• [DATASET EXTRACT]:
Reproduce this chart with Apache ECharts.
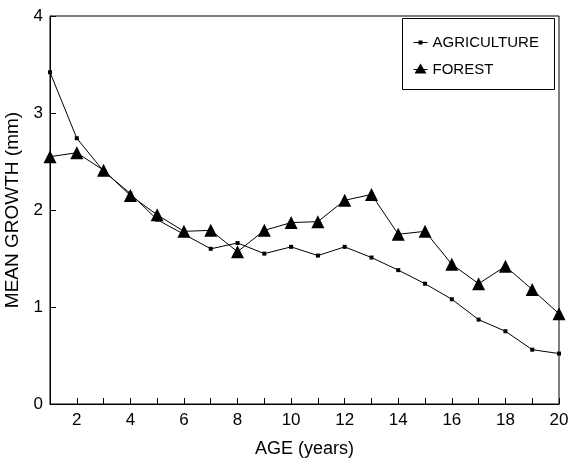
<!DOCTYPE html>
<html>
<head>
<meta charset="utf-8">
<script src="https://cdn.jsdelivr.net/npm/echarts@6/dist/echarts.min.js"></script>
<style>html,body{margin:0;padding:0;background:#fff;}#c{width:571px;height:459px;}</style>
</head>
<body>
<div id="c"></div>
<script>
var ages = [1,2,3,4,5,6,7,8,9,10,11,12,13,14,15,16,17,18,19,20];
var agriculture = [3.42,2.74,2.40,2.17,1.90,1.75,1.60,1.66,1.55,1.62,1.53,1.62,1.51,1.38,1.24,1.08,0.87,0.75,0.56,0.52];
var forest = [2.55,2.59,2.41,2.15,1.95,1.78,1.79,1.57,1.79,1.87,1.88,2.10,2.16,1.75,1.78,1.44,1.24,1.42,1.18,0.93];
var xTickLabels = ['2','4','6','8','10','12','14','16','18','20'];
var yTickLabels = ['0','1','2','3','4'];
var seriesNames = ['AGRICULTURE', 'FOREST'];

var chart = echarts.init(document.getElementById('c'));
var font = 'Liberation Sans, Arial, Helvetica, sans-serif';
function pairs(arr){ return ages.map(function(a,i){ return [a, arr[i]]; }); }

// custom legend (box, line + marker icons, labels)
var legendGraphic = {
  type: 'group', left: 402, top: 18,
  children: [
    {type: 'rect', shape: {x: 0, y: 0, width: 152, height: 71}, style: {fill: '#fff', stroke: '#000', lineWidth: 1}},
    {type: 'line', shape: {x1: 11, y1: 24, x2: 25, y2: 24}, style: {stroke: '#000', lineWidth: 1}},
    {type: 'rect', shape: {x: 16, y: 22, width: 4, height: 4}, style: {fill: '#000'}},
    {type: 'text', x: 30, y: 24, style: {text: seriesNames[0], font: '15px ' + font, fill: '#000', verticalAlign: 'middle'}},
    {type: 'line', shape: {x1: 11, y1: 51, x2: 25, y2: 51}, style: {stroke: '#000', lineWidth: 1}},
    {type: 'polygon', shape: {points: [[18, 45], [24, 55], [12, 55]]}, style: {fill: '#000'}},
    {type: 'text', x: 30, y: 51, style: {text: seriesNames[1], font: '15px ' + font, fill: '#000', verticalAlign: 'middle'}}
  ]
};

chart.setOption({
  animation: false,
  textStyle: {fontFamily: font, color: '#000'},
  grid: {left: 50, right: 12, top: 16, bottom: 55, outerBoundsMode: 'none', containLabel: false,
         show: true, borderColor: '#000', borderWidth: 1, backgroundColor: 'transparent'},
  graphic: [legendGraphic],
  xAxis: {
    type: 'value', min: 1, max: 20, interval: 1,
    name: 'AGE (years)', nameLocation: 'middle', nameGap: 36,
    nameTextStyle: {fontFamily: font, fontSize: 18, color: '#000'},
    axisLine: {lineStyle: {color: '#000', width: 1}},
    axisTick: {inside: true, length: 6, lineStyle: {color: '#000'}},
    splitLine: {show: false},
    axisLabel: {fontFamily: font, fontSize: 17, color: '#000', margin: 8,
      formatter: function(v){ var s = String(v); return xTickLabels.indexOf(s) >= 0 ? s : ''; }}
  },
  yAxis: {
    type: 'value', min: 0, max: 4, interval: 1,
    name: 'MEAN GROWTH (mm)', nameLocation: 'middle', nameGap: 25,
    nameTextStyle: {fontFamily: font, fontSize: 19, color: '#000'},
    axisLine: {show: true, lineStyle: {color: '#000', width: 1}},
    axisTick: {show: true, inside: true, length: 6, lineStyle: {color: '#000'}},
    splitLine: {show: false},
    axisLabel: {fontFamily: font, fontSize: 17, color: '#000', margin: 7,
      formatter: function(v){ return yTickLabels[Math.round(v)]; }}
  },
  series: [
    {name: seriesNames[0], type: 'line', data: pairs(agriculture),
     symbol: 'rect', symbolSize: 4, showAllSymbol: true,
     itemStyle: {color: '#000'}, lineStyle: {color: '#000', width: 1}},
    {name: seriesNames[1], type: 'line', data: pairs(forest),
     symbol: 'triangle', symbolSize: 13, showAllSymbol: true,
     itemStyle: {color: '#000'}, lineStyle: {color: '#000', width: 1}}
  ]
});
</script>
</body>
</html>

• [BRIEF]: Write out the whole listing again, exactly, with no pictures.

• [OUTPUT BELOW]:
Reproduce this chart with Apache ECharts.
<!DOCTYPE html>
<html>
<head>
<meta charset="utf-8">
<script src="https://cdn.jsdelivr.net/npm/echarts@6/dist/echarts.min.js"></script>
<style>html,body{margin:0;padding:0;background:#fff;}#c{width:571px;height:459px;}</style>
</head>
<body>
<div id="c"></div>
<script>
var ages = [1,2,3,4,5,6,7,8,9,10,11,12,13,14,15,16,17,18,19,20];
var agriculture = [3.42,2.74,2.40,2.17,1.90,1.75,1.60,1.66,1.55,1.62,1.53,1.62,1.51,1.38,1.24,1.08,0.87,0.75,0.56,0.52];
var forest = [2.55,2.59,2.41,2.15,1.95,1.78,1.79,1.57,1.79,1.87,1.88,2.10,2.16,1.75,1.78,1.44,1.24,1.42,1.18,0.93];
var xTickLabels = ['2','4','6','8','10','12','14','16','18','20'];
var yTickLabels = ['0','1','2','3','4'];
var seriesNames = ['AGRICULTURE', 'FOREST'];

var chart = echarts.init(document.getElementById('c'));
var font = 'Liberation Sans, Arial, Helvetica, sans-serif';
function pairs(arr){ return ages.map(function(a,i){ return [a, arr[i]]; }); }

// custom legend (box, line + marker icons, labels)
var legendGraphic = {
  type: 'group', left: 402, top: 18,
  children: [
    {type: 'rect', shape: {x: 0, y: 0, width: 152, height: 71}, style: {fill: '#fff', stroke: '#000', lineWidth: 1}},
    {type: 'line', shape: {x1: 11, y1: 24, x2: 25, y2: 24}, style: {stroke: '#000', lineWidth: 1}},
    {type: 'rect', shape: {x: 16, y: 22, width: 4, height: 4}, style: {fill: '#000'}},
    {type: 'text', x: 30, y: 24, style: {text: seriesNames[0], font: '15px ' + font, fill: '#000', verticalAlign: 'middle'}},
    {type: 'line', shape: {x1: 11, y1: 51, x2: 25, y2: 51}, style: {stroke: '#000', lineWidth: 1}},
    {type: 'polygon', shape: {points: [[18, 45], [24, 55], [12, 55]]}, style: {fill: '#000'}},
    {type: 'text', x: 30, y: 51, style: {text: seriesNames[1], font: '15px ' + font, fill: '#000', verticalAlign: 'middle'}}
  ]
};

chart.setOption({
  animation: false,
  textStyle: {fontFamily: font, color: '#000'},
  grid: {left: 50, right: 12, top: 16, bottom: 55, outerBoundsMode: 'none', containLabel: false,
         show: true, borderColor: '#000', borderWidth: 1, backgroundColor: 'transparent'},
  graphic: [legendGraphic],
  xAxis: {
    type: 'value', min: 1, max: 20, interval: 1,
    name: 'AGE (years)', nameLocation: 'middle', nameGap: 36,
    nameTextStyle: {fontFamily: font, fontSize: 18, color: '#000'},
    axisLine: {lineStyle: {color: '#000', width: 1}},
    axisTick: {inside: true, length: 6, lineStyle: {color: '#000'}},
    splitLine: {show: false},
    axisLabel: {fontFamily: font, fontSize: 17, color: '#000', margin: 8,
      formatter: function(v){ var s = String(v); return xTickLabels.indexOf(s) >= 0 ? s : ''; }}
  },
  yAxis: {
    type: 'value', min: 0, max: 4, interval: 1,
    name: 'MEAN GROWTH (mm)', nameLocation: 'middle', nameGap: 25,
    nameTextStyle: {fontFamily: font, fontSize: 19, color: '#000'},
    axisLine: {show: true, lineStyle: {color: '#000', width: 1}},
    axisTick: {show: true, inside: true, length: 6, lineStyle: {color: '#000'}},
    splitLine: {show: false},
    axisLabel: {fontFamily: font, fontSize: 17, color: '#000', margin: 7,
      formatter: function(v){ return yTickLabels[Math.round(v)]; }}
  },
  series: [
    {name: seriesNames[0], type: 'line', data: pairs(agriculture),
     symbol: 'rect', symbolSize: 4, showAllSymbol: true,
     itemStyle: {color: '#000'}, lineStyle: {color: '#000', width: 1}},
    {name: seriesNames[1], type: 'line', data: pairs(forest),
     symbol: 'triangle', symbolSize: 13, showAllSymbol: true,
     itemStyle: {color: '#000'}, lineStyle: {color: '#000', width: 1}}
  ]
});
</script>
</body>
</html>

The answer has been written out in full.